Ailleurs dans son Sadhana, le poète rappelait que si son pays avait, au cours de sa longue histoire, choisi comme lieu de pèlerinage « des lieux où la nature présentait une beauté, une splendeur particulière » (3), c'était d'abord pour « que la pensée pût y sortir de son horizon de nécessités étroites et sentir qu'elle a sa place dans l'infini » (4). Il suffit de s’intéresser aux projets éducatifs dans lesquels il s'est lancé pour comprendre qu’il ne s’agit pas pour lui d’abstractions. Notons ainsi la fondation d'une école à Santiniketan en 1901, de l'université Visva-Bharati en 1921, et même d'un Institut pour la reconstruction et le développement rural en 1922. Les tapavana, c'est-à-dire les anciens ermitages des forêts, lieux d'enseignement des ascètes de l'Inde, les rishis, étaient ses sources d'inspiration. En 1906, dans un article intitulé « De l'éducation et ses problèmes » (5), Rabindranath Tagore donnait quelques indications sur son projet éducatif et en particulier sur la relation entre éducation et écologie, même si, pour des raisons évidentes, ce dernier mot n'était pas utilisé. Afin d'éviter, disait-il, que l'école ne devienne une « usine » diffusant un « savoir manufacturé » et fabriquant des « robots », il était nécessaire d'ancrer le processus de transmission des savoirs dans un contexte naturel.

 

Mais le secours de la nature nous est indispensable pendant notre croissance et avant d'être immergés jusqu'au cou dans le tourbillon des affaires du monde. Arbres et rivières, ciels bleus et beaux horizons nous sont aussi nécessaires que les bancs et les tableaux noirs, les livres et les examens.

Depuis les temps anciens, notre esprit indien s'est développé au contact intime et constant de la nature, et l'aspiration à l'unification avec les âmes animales et végétales a toujours été inhérente à l'âme indienne. Les jeunes ermites de l'Inde de jadis chantaient :

Devant le Dieu qui réside dans le feu et dans l'eau, dans les arbres et les plantes,

Immanent en ce monde et dans tout l'Univers,

Nous nous inclinons, nous nous inclinons.
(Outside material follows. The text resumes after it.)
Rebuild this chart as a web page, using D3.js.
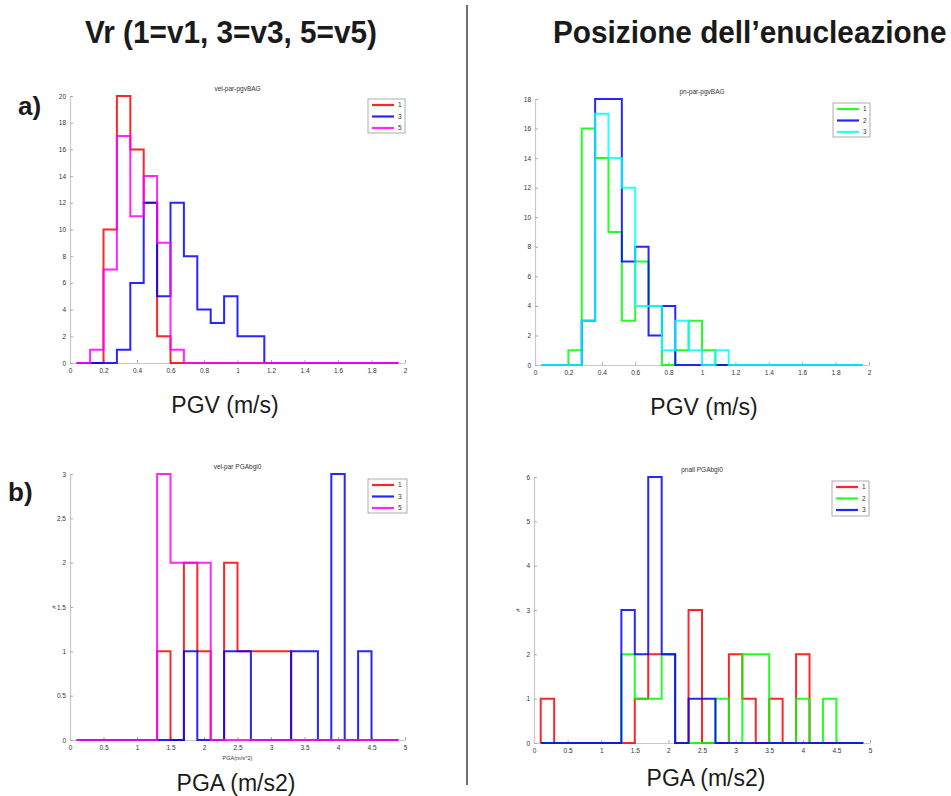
<!DOCTYPE html>
<html>
<head>
<meta charset="utf-8">
<script src="https://cdn.jsdelivr.net/npm/d3@7/dist/d3.min.js"></script>
<style>
  html, body { margin: 0; padding: 0; background: #fff; }
  svg { display: block; }
</style>
</head>
<body>
<script>
// ---------------- DATA ----------------
// Panel a (PGV) histogram: 24 bins of width 0.08 starting at 0.04
const pgvBinStart = 0.04;
const pgvBinWidth = 0.08;
// Vr classes
const pgvVr1 = [0,0,10,20,16,12,2,0,0,0,0,0,0,0,0,0,0,0,0,0,0,0,0,0];
const pgvVr3 = [0,0,0,1,6,12,5,12,8,4,3,5,2,2,0,0,0,0,0,0,0,0,0,0];
const pgvVr5 = [0,1,7,17,11,14,9,1,0,0,0,0,0,0,0,0,0,0,0,0,0,0,0,0];
// Nucleation position classes
const pgvPos1 = [0,0,1,16,14,9,3,7,4,0,1,3,1,0,0,0,0,0,0,0,0,0,0,0];
const pgvPos2 = [0,0,0,3,18,18,7,8,2,4,0,0,0,0,0,0,0,0,0,0,0,0,0,0];
const pgvPos3 = [0,0,0,3,17,14,12,4,4,1,3,1,0,1,0,0,0,0,0,0,0,0,0,0];

// Panel b (PGA) histogram: 24 bins of width 0.2 starting at 0.1
const pgaBinStart = 0.1;
const pgaBinWidth = 0.2;
const pgaVr1 = [0,0,0,0,0,0,1,0,2,1,0,2,1,1,1,1,0,0,0,0,0,0,0,0];
const pgaVr3 = [0,0,0,0,0,0,0,0,1,0,0,1,1,0,0,0,1,1,0,3,0,1,0,0];
const pgaVr5 = [0,0,0,0,0,0,3,2,2,2,0,0,0,0,0,0,0,0,0,0,0,0,0,0];
const pgaPos1 = [1,0,0,0,0,0,0,1,2,2,0,3,0,0,2,1,0,1,0,2,0,0,0,0];
const pgaPos2 = [0,0,0,0,0,0,2,1,1,2,0,0,0,1,0,2,2,0,0,1,0,1,0,0];
const pgaPos3 = [0,0,0,0,0,0,3,2,6,2,0,1,1,0,0,0,0,0,0,0,0,0,0,0];

// Tick values / labels
const pgvXTicks = [0,0.2,0.4,0.6,0.8,1,1.2,1.4,1.6,1.8,2];
const pgaXTicks = [0,0.5,1,1.5,2,2.5,3,3.5,4,4.5,5];
const vrPgvYTicks = [0,2,4,6,8,10,12,14,16,18,20];
const posPgvYTicks = [0,2,4,6,8,10,12,14,16,18];
const vrPgaYTicks = [0,0.5,1,1.5,2,2.5,3];
const posPgaYTicks = [0,1,2,3,4,5,6];

const vrLabels = ["1","3","5"];
const posLabels = ["1","2","3"];

// Texts
const headerLeft = "Vr (1=v1, 3=v3, 5=v5)";
const headerRight = "Posizione dell\u2019enucleazione";
const panelTitles = ["vel-par-pgvBAG","pn-par-pgvBAG","vel-par PGAbgi0","pnall PGAbgi0"];

// ---------------- DRAWING ----------------
const W = 951, H = 796;
const svg = d3.select("body").append("svg").attr("width", W).attr("height", H)
  .style("font-family", "'Liberation Sans', Arial, Helvetica, sans-serif");

const panels = [
  { box:[70,405,96,363], xDom:[0,2], yDom:[0,20], xt:pgvXTicks, yt:vrPgvYTicks,
    start:pgvBinStart, width:pgvBinWidth, series:[pgvVr1,pgvVr3,pgvVr5],
    colors:["#ff0000","#0000ff","#ff00ff"], labels:vrLabels, title:panelTitles[0],
    legend:[368,99,37,34], ylabel:null, xlabel:null },
  { box:[535,869,99,365], xDom:[0,2], yDom:[0,18], xt:pgvXTicks, yt:posPgvYTicks,
    start:pgvBinStart, width:pgvBinWidth, series:[pgvPos1,pgvPos2,pgvPos3],
    colors:["#00ff00","#0000ff","#00ffff"], labels:posLabels, title:panelTitles[1],
    legend:[833,103,37,34], ylabel:null, xlabel:null },
  { box:[70,405,474,740], xDom:[0,5], yDom:[0,3], xt:pgaXTicks, yt:vrPgaYTicks,
    start:pgaBinStart, width:pgaBinWidth, series:[pgaVr1,pgaVr3,pgaVr5],
    colors:["#ff0000","#0000ff","#ff00ff"], labels:vrLabels, title:panelTitles[2],
    legend:[368,479,39,34], ylabel:"#", xlabel:"PGA(m/s^2)" },
  { box:[534,870,477,743], xDom:[0,5], yDom:[0,6], xt:pgaXTicks, yt:posPgaYTicks,
    start:pgaBinStart, width:pgaBinWidth, series:[pgaPos1,pgaPos2,pgaPos3],
    colors:["#ff0000","#00ff00","#0000ff"], labels:posLabels, title:panelTitles[3],
    legend:[832,481,37,35], ylabel:"#", xlabel:null }
];

const fmt = d3.format("~g");

panels.forEach(p => {
  const [x0,x1,y0,y1] = p.box;
  const x = d3.scaleLinear().domain(p.xDom).range([x0,x1]);
  const y = d3.scaleLinear().domain(p.yDom).range([y1,y0]);
  const g = svg.append("g");

  // axes (MATLAB-like, ticks inward)
  const xAxis = d3.axisBottom(x).tickValues(p.xt).tickFormat(fmt).tickSizeInner(-3).tickSizeOuter(0).tickPadding(5);
  const yAxis = d3.axisLeft(y).tickValues(p.yt).tickFormat(fmt).tickSizeInner(-3).tickSizeOuter(0).tickPadding(4);
  const gx = g.append("g").attr("transform", `translate(0,${y1})`).call(xAxis);
  const gy = g.append("g").attr("transform", `translate(${x0},0)`).call(yAxis);
  [gx,gy].forEach(a => {
    a.select(".domain").attr("stroke","#c8c8c8").attr("stroke-width",1.2);
    a.selectAll(".tick line").attr("stroke","#aaa");
    a.selectAll(".tick text").attr("fill","#333").style("font-size","6.5px").style("font-family","'Liberation Sans', Arial, sans-serif");
  });

  // title
  g.append("text").attr("x",(x0+x1)/2).attr("y",y0-5).attr("text-anchor","middle")
    .attr("fill","#333").style("font-size","6.5px").text(p.title);

  if (p.ylabel) {
    g.append("text").attr("transform",`translate(${x0-14},${(y0+y1)/2}) rotate(-90)`)
      .attr("text-anchor","middle").attr("fill","#333").style("font-size","6px").text(p.ylabel);
  }
  if (p.xlabel) {
    g.append("text").attr("x",(x0+x1)/2).attr("y",y1+20).attr("text-anchor","middle")
      .attr("fill","#333").style("font-size","5.5px").text(p.xlabel);
  }

  // stair histograms
  const line = d3.line().x(d => x(d[0])).y(d => y(d[1]));
  p.series.forEach((counts, si) => {
    const pts = [[p.start, 0]];
    counts.forEach((c, i) => {
      const e0 = p.start + i * p.width, e1 = p.start + (i + 1) * p.width;
      pts.push([e0, c]); pts.push([e1, c]);
    });
    pts.push([p.start + counts.length * p.width, 0]);
    g.append("path").attr("d", line(pts)).attr("fill","none")
      .attr("stroke", p.colors[si]).attr("stroke-width", 2).attr("stroke-opacity", 0.85)
      .attr("stroke-linejoin","miter");
  });

  // legend
  const [lx,ly,lw,lh] = p.legend;
  const lg = g.append("g");
  lg.append("rect").attr("x",lx).attr("y",ly).attr("width",lw).attr("height",lh)
    .attr("fill","#fff").attr("stroke","#999").attr("stroke-width",0.8);
  p.labels.forEach((lab, i) => {
    const yy = ly + 6 + i * 11.5;
    lg.append("line").attr("x1",lx+4).attr("x2",lx+26).attr("y1",yy).attr("y2",yy)
      .attr("stroke",p.colors[i]).attr("stroke-width",2.2).attr("stroke-opacity",0.85);
    lg.append("text").attr("x",lx+30).attr("y",yy+2.2).attr("fill","#333")
      .style("font-size","6.5px").text(lab);
  });
});

// headers (condensed bold look)
const headFont = "'Liberation Sans Narrow', 'Arial Narrow', 'Liberation Sans', Arial, sans-serif";
svg.append("text").attr("transform","translate(231,43) scale(0.93,1)").attr("text-anchor","middle")
  .style("font-family",headFont).style("font-weight","bold").style("font-size","32px")
  .attr("fill","#1a1a1a").text(headerLeft);
svg.append("text").attr("transform","translate(553,43) scale(0.93,1)").attr("text-anchor","start")
  .style("font-family",headFont).style("font-weight","bold").style("font-size","32px")
  .attr("fill","#1a1a1a").text(headerRight);

// divider
svg.append("line").attr("x1",467).attr("x2",467).attr("y1",5).attr("y2",785)
  .attr("stroke","#222").attr("stroke-width",1.3);

// row labels
svg.append("text").attr("x",18).attr("y",115).style("font-weight","bold").style("font-size","26px")
  .attr("fill","#1a1a1a").text("a)");
svg.append("text").attr("x",8).attr("y",501).style("font-weight","bold").style("font-size","26px")
  .attr("fill","#1a1a1a").text("b)");

// axis quantity labels
const qLabels = [
  {x:225, y:413, t:"PGV (m/s)"},
  {x:704, y:415, t:"PGV (m/s)"},
  {x:236, y:791, t:"PGA (m/s2)"},
  {x:706, y:786, t:"PGA (m/s2)"}
];
qLabels.forEach(q => {
  svg.append("text").attr("x",q.x).attr("y",q.y).attr("text-anchor","middle")
    .style("font-size","23px").attr("fill","#1a1a1a").text(q.t);
});
</script>
</body>
</html>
Les quatre éléments, terre, eau, air et feu forment un tout et sont pleins de l’Âme universelle.

 

Cet extrait nous indique à la fois ce contre quoi Rabindranath Tagore s’engage (la robotisation de l’humain) et ce à quoi il aspire (une éducation qui réconcilierait nature et culture). Il s’agit là de la clé de voûte de sa philosophie. C’est moins la technique qu’il dénonce que le processus de technicisation de notre relation au réel. On comprend mieux son éloge de la beauté, des harmonies. Le sens esthétique (qui ne se confond pas avec un esthétisme purement formel ou académique) permet l’accomplissement de la vocation humaine, tandis que le développement d’une technique non maîtrisée ouvre la porte à des périls.

Note :

1) E. Said, « Yeats et la décolonisation », In Nationalisme, colonialisme et littérature (p. 69-93), Villeneuve-d'Ascq, Presses Universitaires du Septentrion, 1994, p. 73.

2) R. Tagore, L'Offrande lyrique, Paris, Gallimard, 2006, p. 104.

3) O. Aslan, Rabindranath Tagore, Paris, Pierre Seghers, 1963, p. 183.

4) Ibid., p. 183.

5) R. Tagore, Vers l'homme universel, Paris, Gallimard, 1964, p. 85.